We ask these questions to drive small business managers to push them-selves to ensure that their bank does offer something “unique” and then focus on marketing that uniqueness to select targets. Such an emphasis is now more important than ever because this environment is one in which you should be communicating, both internally and externally, that your bank is not all things to all small businesses. Banks can achieve meaningful growth even in what may be a significant down cycle. However, the growth focus should be targeted on priority industries, geographies and demographic groups based upon the fact base developed in step one of this process.
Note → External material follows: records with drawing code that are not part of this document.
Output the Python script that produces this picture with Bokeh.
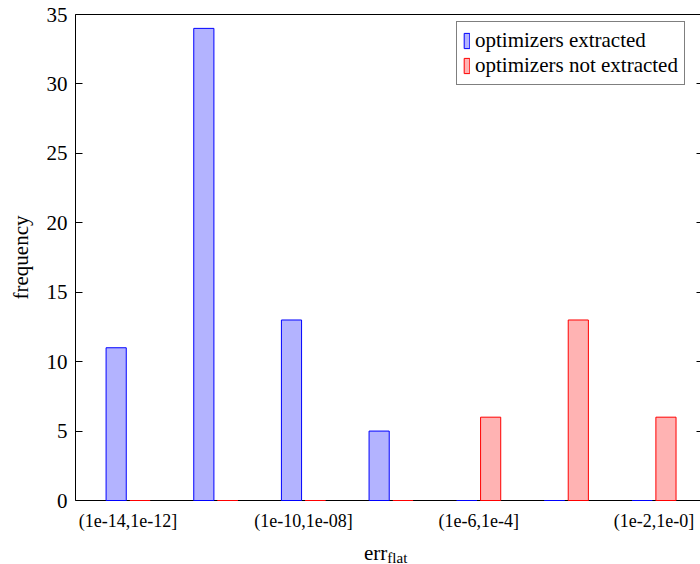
from bokeh.plotting import figure
from bokeh.models import (Range1d, FixedTicker, LinearAxis, Legend, LegendItem,
                          ColumnDataSource, Div)
from bokeh.layouts import column
from bokeh.transform import dodge
from bokeh.embed import file_html
from bokeh.resources import INLINE

categories = ["(1e-14,1e-12]", "(1e-12,1e-10]", "(1e-10,1e-08]", "(1e-08,1e-6]",
              "(1e-6,1e-4]", "(1e-4,1e-2]", "(1e-2,1e-0]"]
extracted = [11, 34, 13, 5, 0, 0, 0]
not_extracted = [0, 0, 0, 0, 6, 13, 6]
y_ticks = [0, 5, 10, 15, 20, 25, 30, 35]
labeled_idx = [0, 2, 4, 6]
series_names = ["optimizers extracted", "optimizers not extracted"]
x_label_main = "err"
x_label_sub = "flat"

FONT = "Liberation Serif"
xs = list(range(len(categories)))
src = ColumnDataSource(dict(x=xs, ext=extracted, nxt=not_extracted))

p = figure(width=700, height=540, output_backend="svg", toolbar_location=None,
           x_range=Range1d(-0.6, 6.53), y_range=Range1d(0, 35),
           min_border_left=75, min_border_right=0, min_border_top=14, min_border_bottom=40)
p.xgrid.visible = False
p.ygrid.visible = False
p.outline_line_color = None
p.background_fill_color = "white"

r1 = p.vbar(x=dodge('x', -0.136, range=p.x_range), top='ext', width=0.23, bottom=0, source=src,
            fill_color="#b3b3ff", line_color="#0000ff", line_width=1, level="overlay")
r2 = p.vbar(x=dodge('x', 0.136, range=p.x_range), top='nxt', width=0.23, bottom=0, source=src,
            fill_color="#ffb3b3", line_color="#ff0000", line_width=1, level="overlay")

# x axis
xa = p.xaxis[0]
xa.ticker = FixedTicker(ticks=labeled_idx)
xa.major_label_overrides = {i: categories[i] for i in labeled_idx}
xa.major_tick_in = 0
xa.major_tick_out = 0
xa.minor_tick_line_color = None
xa.major_label_standoff = 10
xa.major_label_text_font = FONT
xa.major_label_text_font_size = "18px"
xa.major_label_text_color = "black"
xa.axis_line_color = "black"

# y axis
ya = p.yaxis[0]
ya.ticker = FixedTicker(ticks=y_ticks)
ya.major_tick_in = 7
ya.major_tick_out = 0
ya.minor_tick_line_color = None
ya.major_label_standoff = 8
ya.major_label_text_font = FONT
ya.major_label_text_font_size = "21px"
ya.major_label_text_color = "black"
ya.axis_label = "frequency"
ya.axis_label_text_font = FONT
ya.axis_label_text_font_size = "21px"
ya.axis_label_text_font_style = "normal"
ya.axis_label_text_color = "black"
ya.axis_label_standoff = 11
ya.axis_line_color = "black"

# top frame line
top = LinearAxis(ticker=FixedTicker(ticks=[]), major_tick_line_color=None,
                 minor_tick_line_color=None, major_label_standoff=0,
                 axis_line_color="black")
p.add_layout(top, "above")

# right ticks
right = LinearAxis(ticker=FixedTicker(ticks=y_ticks), major_tick_in=4, major_tick_out=0,
                   minor_tick_line_color=None, major_label_standoff=0,
                   major_label_overrides={t: "" for t in y_ticks},
                   axis_line_color=None)
p.add_layout(right, "right")

legend = Legend(items=[LegendItem(label=series_names[0], renderers=[r1]),
                       LegendItem(label=series_names[1], renderers=[r2])],
                location=(381, 415), glyph_width=7, glyph_height=19, label_standoff=5,
                padding=6, spacing=0, margin=0, border_line_color="black", border_line_width=1,
                label_text_font=FONT, label_text_font_size="21px", label_text_color="black",
                background_fill_alpha=1)
p.add_layout(legend)

# x axis label err_flat with a real subscript
xlabel = Div(width=700, height=24,
             text=('<div style="padding-left:359px; padding-bottom:1px; line-height:17px;'
                   ' font-family:\'Liberation Serif\'; font-size:21px; color:black; white-space:nowrap;">'
                   + x_label_main +
                   '<span style="font-size:15px; vertical-align:-3px;">'
                   + x_label_sub + '</span></div>'))

open("out.html", "w").write(file_html(column(p, xlabel, spacing=0), INLINE))
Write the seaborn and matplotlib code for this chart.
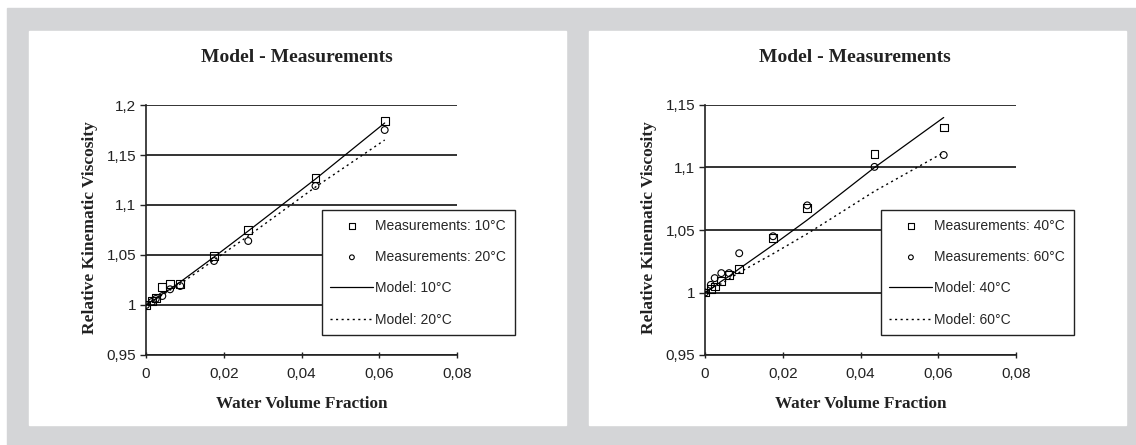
import matplotlib
matplotlib.use("Agg")
import matplotlib.pyplot as plt
import seaborn as sns
from matplotlib.patches import Rectangle

# water volume fraction (x) for both temperature panels
water_frac = [0, 0.0015, 0.0025, 0.0042, 0.0062, 0.0088, 0.0175, 0.0263, 0.0436, 0.0614]

# left panel: 10 / 20 degC
meas_10 = [1.000, 1.0037, 1.0074, 1.018, 1.0214, 1.0214, 1.049, 1.0754, 1.127, 1.184]
meas_20 = [1.000, 1.003, 1.006, 1.009, 1.0157, 1.019, 1.044, 1.064, 1.119, 1.175]
model_10 = [1.000, 1.004, 1.006, 1.011, 1.016, 1.023, 1.048, 1.074, 1.126, 1.182]
model_20 = [1.000, 1.004, 1.006, 1.010, 1.015, 1.021, 1.045, 1.069, 1.118, 1.165]

# right panel: 40 / 60 degC
meas_40 = [1.000, 1.0027, 1.0048, 1.0093, 1.0141, 1.0191, 1.0439, 1.0673, 1.111, 1.132]
meas_60 = [1.000, 1.0061, 1.0115, 1.0155, 1.0155, 1.0314, 1.045, 1.0697, 1.1005, 1.110]
model_40 = [1.000, 1.003, 1.005, 1.009, 1.013, 1.019, 1.038, 1.058, 1.100, 1.140]
model_60 = [1.000, 1.003, 1.005, 1.007, 1.011, 1.016, 1.031, 1.047, 1.081, 1.112]

x_ticks = [0, 0.02, 0.04, 0.06, 0.08]
x_ticklabels = ["0", "0,02", "0,04", "0,06", "0,08"]
y_ticks_left = [0.95, 1.0, 1.05, 1.1, 1.15, 1.2]
y_ticklabels_left = ["0,95", "1", "1,05", "1,1", "1,15", "1,2"]
y_ticks_right = [0.95, 1.0, 1.05, 1.1, 1.15]
y_ticklabels_right = ["0,95", "1", "1,05", "1,1", "1,15"]

GRAY = "#d4d5d7"
SERIF = "Liberation Serif"
SANS = "Liberation Sans"
W, H = 1136, 445

sns.set_style("white")
plt.rcParams["font.family"] = [SANS, "DejaVu Sans"]


def fx(px):
    return px / W


def fy(py):
    return 1 - py / H


def draw_panel(fig, left_px, meas_a, meas_b, mod_a, mod_b, temps, yticks, ylabels):
    ax = fig.add_axes([fx(left_px), fy(355), 311 / W, 250 / H])
    ax.set_facecolor("none")

    sns.scatterplot(x=water_frac, y=meas_a, marker="s", s=32, facecolor="none",
                    edgecolor="black", linewidth=0.8, ax=ax, zorder=4,
                    label=f"Measurements: {temps[0]}°C")
    sns.scatterplot(x=water_frac, y=meas_b, marker="o", s=24, facecolor="none",
                    edgecolor="black", linewidth=0.8, ax=ax, zorder=4,
                    label=f"Measurements: {temps[1]}°C")
    sns.lineplot(x=water_frac, y=mod_a, color="black", linewidth=0.9, ax=ax,
                 zorder=3, label=f"Model: {temps[0]}°C")
    sns.lineplot(x=water_frac, y=mod_b, color="black", linewidth=1.0,
                 linestyle=(0, (1.5, 2.5)), ax=ax, zorder=3,
                 label=f"Model: {temps[1]}°C")

    ax.set_xlim(0, 0.08)
    ax.set_ylim(yticks[0], yticks[-1])
    ax.set_xticks(x_ticks)
    ax.set_xticklabels(x_ticklabels)
    ax.set_yticks(yticks)
    ax.set_yticklabels(ylabels)
    ax.yaxis.grid(True, color="#333333", linewidth=1.4)
    ax.xaxis.grid(False)
    ax.set_axisbelow(True)
    for side in ["top", "right"]:
        ax.spines[side].set_visible(False)
    for side in ["left", "bottom"]:
        ax.spines[side].set_color("#222222")
        ax.spines[side].set_linewidth(1.2)
    ax.tick_params(axis="x", direction="inout", length=5, width=1, pad=6,
                   labelsize=11, colors="#222222", bottom=True)
    ax.tick_params(axis="y", direction="out", length=4, width=1, pad=3,
                   labelsize=11, colors="#222222", left=True)

    ax.set_xlabel("Water Volume Fraction", family=SERIF, fontweight="bold",
                  fontsize=12.3, color="#222222")
    ax.set_ylabel("Relative Kinematic Viscosity", family=SERIF, fontweight="bold",
                  fontsize=12.5, color="#222222")
    ax.xaxis.set_label_coords(0.5, -0.165)
    ax.yaxis.set_label_coords(-0.155, 0.51)

    leg = ax.legend(loc="lower left", bbox_to_anchor=(0.566, 0.08), frameon=True,
                    fancybox=False, shadow=False, fontsize=10, handlelength=3.1,
                    handletextpad=0.15, labelspacing=1.25, borderpad=0.6,
                    borderaxespad=0, markerscale=0.7, framealpha=1)
    leg.get_frame().set_edgecolor("#222222")
    leg.get_frame().set_facecolor("white")
    leg.get_frame().set_linewidth(1.0)
    leg.set_zorder(10)
    return ax


fig = plt.figure(figsize=(W / 100, H / 100), dpi=100)
fig.patch.set_facecolor("white")
fig.patches.append(Rectangle((fx(7), 0), 1 - fx(7), fy(8), transform=fig.transFigure,
                             color=GRAY, zorder=-3))
fig.patches.append(Rectangle((fx(29), fy(425)), 537 / W, 394 / H,
                             transform=fig.transFigure, color="white", zorder=-2))
fig.patches.append(Rectangle((fx(589), fy(425)), 537 / W, 394 / H,
                             transform=fig.transFigure, color="white", zorder=-2))

draw_panel(fig, 146, meas_10, meas_20, model_10, model_20, ["10", "20"],
           y_ticks_left, y_ticklabels_left)
draw_panel(fig, 705, meas_40, meas_60, model_40, model_60, ["40", "60"],
           y_ticks_right, y_ticklabels_right)

for cx in [297, 855]:
    fig.text(fx(cx), fy(58), "Model - Measurements", family=SERIF, fontweight="bold",
             fontsize=14, ha="center", va="center", color="#222222")

fig.savefig("out.png", dpi=100, facecolor=fig.get_facecolor())
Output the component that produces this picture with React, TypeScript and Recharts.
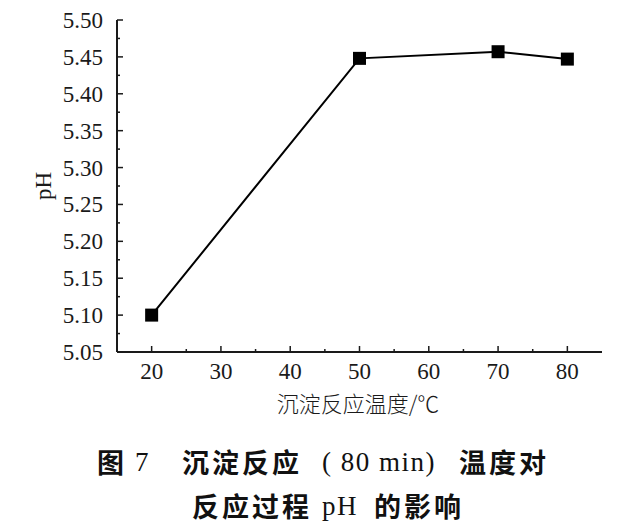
import { LineChart, Line, XAxis, YAxis } from 'recharts';

const temps = [20, 50, 70, 80];
const phValues = [5.1, 5.448, 5.457, 5.447];

const xTicks = [20, 25, 30, 35, 40, 45, 50, 55, 60, 65, 70, 75, 80];
const yTicks = [5.05, 5.075, 5.1, 5.125, 5.15, 5.175, 5.2, 5.225, 5.25, 5.275, 5.3, 5.325, 5.35, 5.375, 5.4, 5.425, 5.45, 5.475, 5.5];

const xTitle = '沉淀反应温度/℃';
const yTitle = 'pH';

const data = temps.map((t, i) => ({ t, ph: phValues[i] }));

const SERIF = '"Liberation Serif", "DejaVu Serif", serif';
const CJK = '"Noto Sans CJK SC", sans-serif';
const INK = '#1a1a1a';

function XTick(props: any) {
  const { x, y, payload } = props;
  const major = payload.value % 10 === 0;
  return (
    <g>
      <line x1={x} y1={y} x2={x} y2={y - (major ? 6 : 3)} stroke={INK} strokeWidth={1.5} />
      {major && (
        <text x={x} y={y + 27} textAnchor="middle" fill={INK} style={{ fontFamily: SERIF, fontSize: 23 }}>
          {payload.value}
        </text>
      )}
    </g>
  );
}

function YTick(props: any) {
  const { x, y, payload, index } = props;
  const major = index % 2 === 0;
  return (
    <g>
      <line x1={x} y1={y} x2={x + (major ? 6 : 3)} y2={y} stroke={INK} strokeWidth={1.5} />
      {major && (
        <text x={x - 14} y={y + 8} textAnchor="end" fill={INK} style={{ fontFamily: SERIF, fontSize: 23 }}>
          {payload.value.toFixed(2)}
        </text>
      )}
    </g>
  );
}

function SquareDot(props: any) {
  const { cx, cy } = props;
  const s = 13;
  return <rect x={cx - s / 2} y={cy - s / 2} width={s} height={s} fill="#000" />;
}

const cap = { position: 'absolute' as const, fontSize: 27, lineHeight: '30px', color: '#111', whiteSpace: 'pre' as const };
const capCjk = { ...cap, fontFamily: CJK, fontWeight: 700, letterSpacing: 3 };
const capSerif = { ...cap, fontFamily: SERIF, fontWeight: 400, letterSpacing: 1.5 };

export default function App() {
  return (
    <div style={{ position: 'absolute', left: 0, top: 0, width: 640, height: 525, background: '#fff', overflow: 'hidden' }}>
      <LineChart width={640} height={440} data={data} margin={{ top: 20, right: 38, left: 0, bottom: 58 }}>
        <XAxis
          dataKey="t"
          type="number"
          domain={[15, 85]}
          ticks={xTicks}
          interval={0}
          height={30}
          tickLine={false}
          tickSize={0}
          tickMargin={0}
          tick={<XTick />}
          axisLine={{ stroke: INK, strokeWidth: 2 }}
        />
        <YAxis
          dataKey="ph"
          type="number"
          domain={[5.05, 5.5]}
          ticks={yTicks}
          interval={0}
          width={117}
          tickLine={false}
          tickSize={0}
          tickMargin={0}
          tick={<YTick />}
          axisLine={{ stroke: INK, strokeWidth: 2 }}
        />
        <Line
          dataKey="ph"
          stroke="#000"
          strokeWidth={2}
          dot={<SquareDot />}
          activeDot={false}
          isAnimationActive={false}
        />
      </LineChart>
      <div style={{ position: 'absolute', left: 0, width: 716, top: 388, textAlign: 'center', fontFamily: CJK, fontWeight: 300, fontSize: 22, color: INK, lineHeight: '28px' }}>
        {xTitle}
      </div>
      <div style={{ position: 'absolute', left: 44, top: 186, transform: 'translate(-50%, -50%) rotate(-90deg)', fontFamily: SERIF, fontSize: 23, color: INK, lineHeight: '24px' }}>
        {yTitle}
      </div>
      <span style={{ ...capCjk, left: 97, top: 447 }}>图</span>
      <span style={{ ...capSerif, left: 135, top: 447 }}>7</span>
      <span style={{ ...capCjk, left: 182, top: 447 }}>沉淀反应</span>
      <span style={{ ...capSerif, left: 322, top: 447 }}>( 80 min)</span>
      <span style={{ ...capCjk, left: 459, top: 447 }}>温度对</span>
      <span style={{ ...capCjk, left: 192, top: 491 }}>反应过程</span>
      <span style={{ ...capSerif, left: 322, top: 491 }}>pH</span>
      <span style={{ ...capCjk, left: 374, top: 491 }}>的影响</span>
    </div>
  );
}
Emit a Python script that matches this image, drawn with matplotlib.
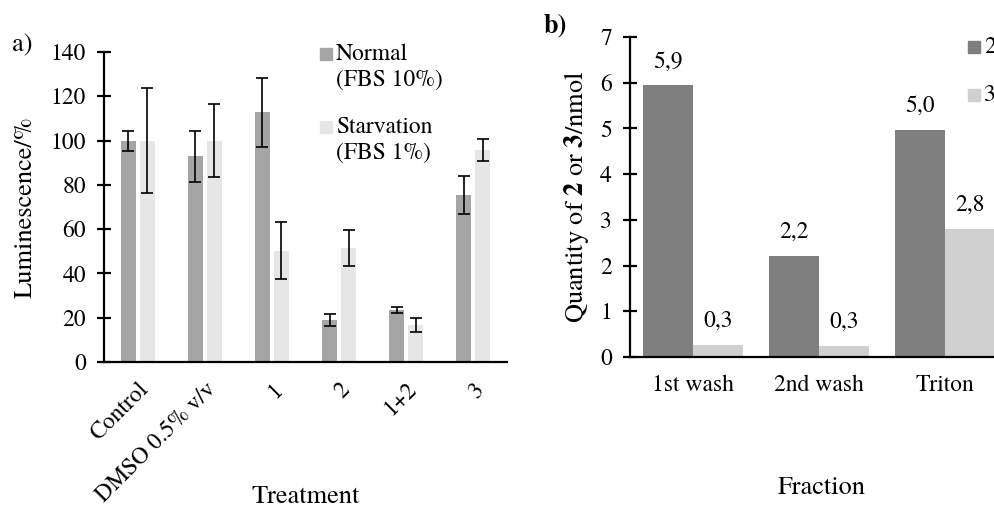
import numpy as np
import matplotlib
matplotlib.use("Agg")
import matplotlib.pyplot as plt
from matplotlib.patches import Rectangle

plt.rcParams["font.family"] = ["TeX Gyre Termes", "Liberation Serif", "FreeSerif", "DejaVu Serif"]
plt.rcParams["mathtext.fontset"] = "custom"
plt.rcParams["mathtext.rm"] = "TeX Gyre Termes"
plt.rcParams["mathtext.bf"] = "TeX Gyre Termes:bold"

# -------------------------
# data, panel a
# -------------------------
treatments = ["Control", "DMSO 0.5% v/v", "1", "2", "1+2", "3"]
normal = [99.8, 93.0, 112.7, 19.0, 23.6, 75.4]
normal_err = [4.4, 11.5, 15.4, 2.6, 1.3, 8.6]
starvation = [100.0, 100.0, 50.3, 51.3, 16.6, 95.6]
starvation_err = [23.7, 16.6, 12.9, 8.1, 3.2, 5.0]

# -------------------------
# data, panel b
# -------------------------
fractions = ["1st wash", "2nd wash", "Triton"]
qty_2 = [5.94, 2.21, 4.97]
qty_3 = [0.27, 0.25, 2.81]
labels_2 = ["5,9", "2,2", "5,0"]
labels_3 = ["0,3", "0,3", "2,8"]

W, H = 995, 508
FS = 17
fig = plt.figure(figsize=(W / 100, H / 100), dpi=100)


def px_axes(left, top, right, bottom):
    return fig.add_axes([left / W, 1 - bottom / H, (right - left) / W, (bottom - top) / H])


def style(ax):
    for s in ["top", "right"]:
        ax.spines[s].set_visible(False)
    for s in ["left", "bottom"]:
        ax.spines[s].set_linewidth(1.6)
    ax.tick_params(axis="y", direction="inout", length=10, width=1.6, pad=8, labelsize=FS)
    ax.tick_params(axis="x", length=0, labelsize=FS)


# ---- panel a ----
ax1 = px_axes(104, 52, 507, 362)
x = np.arange(len(treatments))
bw = 0.223
ax1.bar(x - 0.141, normal, bw, color="#a5a5a5")
ax1.bar(x + 0.141, starvation, bw, color="#e6e6e6")
ax1.errorbar(x - 0.141, normal, yerr=normal_err, fmt="none", ecolor="black",
             elinewidth=1.2, capsize=4, capthick=1.2)
ax1.errorbar(x + 0.141, starvation, yerr=starvation_err, fmt="none", ecolor="black",
             elinewidth=1.2, capsize=4, capthick=1.2)
ax1.set_xlim(-0.5, len(treatments) - 0.5)
ax1.set_ylim(0, 140)
ax1.set_yticks(np.arange(0, 141, 20))
ax1.set_xticks(x)
ax1.set_xticklabels(treatments, rotation=45, ha="right", rotation_mode="anchor")
style(ax1)
ax1.tick_params(axis="x", pad=12)

# ---- panel b ----
ax2 = px_axes(630, 37, 1008, 357)
xb = np.arange(len(fractions))
bwb = 0.396
ax2.bar(xb - 0.198, qty_2, bwb, color="#7f7f7f")
ax2.bar(xb + 0.198, qty_3, bwb, color="#d0d0d0")
for xi, v, t in zip(xb - 0.198, qty_2, labels_2):
    ax2.annotate(t, (xi, v), xytext=(0, 13), textcoords="offset points",
                 ha="center", va="baseline", fontsize=FS)
for xi, v, t in zip(xb + 0.198, qty_3, labels_3):
    ax2.annotate(t, (xi, v), xytext=(0, 13), textcoords="offset points",
                 ha="center", va="baseline", fontsize=FS)
ax2.set_xlim(-0.5, len(fractions) - 0.5)
ax2.set_ylim(0, 7)
ax2.set_yticks(np.arange(0, 8, 1))
ax2.set_xticks(xb)
ax2.set_xticklabels(fractions)
style(ax2)
ax2.tick_params(axis="x", pad=13)

# ---- axis titles and panel letters ----
fig.text(26 / W, 1 - 207 / H, "Luminescence/%", rotation=90, ha="center", va="center", fontsize=19)
fig.text(306 / W, 1 - 497 / H, "Treatment", ha="center", va="center", fontsize=19)
fig.text(577 / W, 1 - 197 / H, r"Quantity of $\mathbf{2}$ or $\mathbf{3}$/nmol",
         rotation=90, ha="center", va="center", fontsize=19)
fig.text(822 / W, 1 - 488 / H, "Fraction", ha="center", va="center", fontsize=19)
fig.text(12 / W, 1 - 45 / H, "a)", ha="left", va="center", fontsize=19)
fig.text(544 / W, 1 - 26 / H, "b)", ha="left", va="center", fontsize=19, fontweight="bold")


# ---- legends ----
def swatch(xp, yp, color):
    fig.add_artist(Rectangle((xp / W, 1 - (yp + 6) / H), 12 / W, 12 / H,
                             color=color, transform=fig.transFigure))


swatch(320, 54, "#a5a5a5")
fig.text(336 / W, 1 - 54 / H, "Normal", va="center", fontsize=FS)
fig.text(336 / W, 1 - 80 / H, "(FBS 10%)", va="center", fontsize=FS)
swatch(320, 127, "#e6e6e6")
fig.text(336 / W, 1 - 127 / H, "Starvation", va="center", fontsize=FS)
fig.text(336 / W, 1 - 153 / H, "(FBS 1%)", va="center", fontsize=FS)

swatch(968, 47, "#7f7f7f")
fig.text(984 / W, 1 - 47 / H, "2", va="center", fontsize=FS)
swatch(968, 95, "#d0d0d0")
fig.text(984 / W, 1 - 95 / H, "3", va="center", fontsize=FS)

fig.savefig("out.png", dpi=100)
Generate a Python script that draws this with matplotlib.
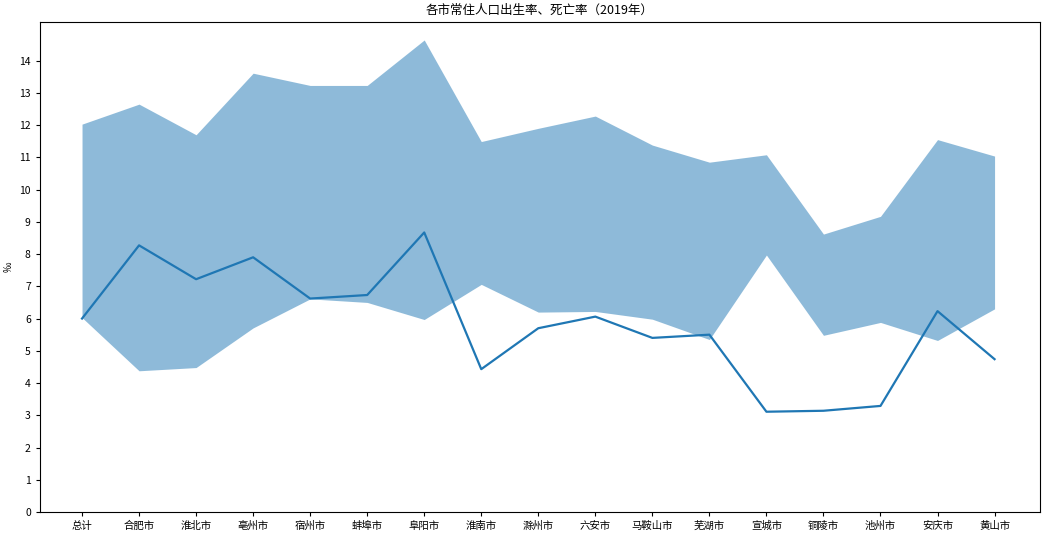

- Sell and take share. Now comes the really hard part. The present economic environment encourages bankers to mimic ostriches, looking inward and acting defensively rather than searching for a targeted growth opportunity. However, once the work suggested above has been accomplished, it is time to take advantage of market discontinuities and combat the competition.
Small business leadership may have to demonstrate to top management that such a course is not only prudent but dictated by the extent of the near-term opportunity and the long-term attractiveness of this segment. Not pursuing such an approach may mean that you miss a once-in-a-career opportunity to build quality share and solidify your bank’s reputation as a small business player.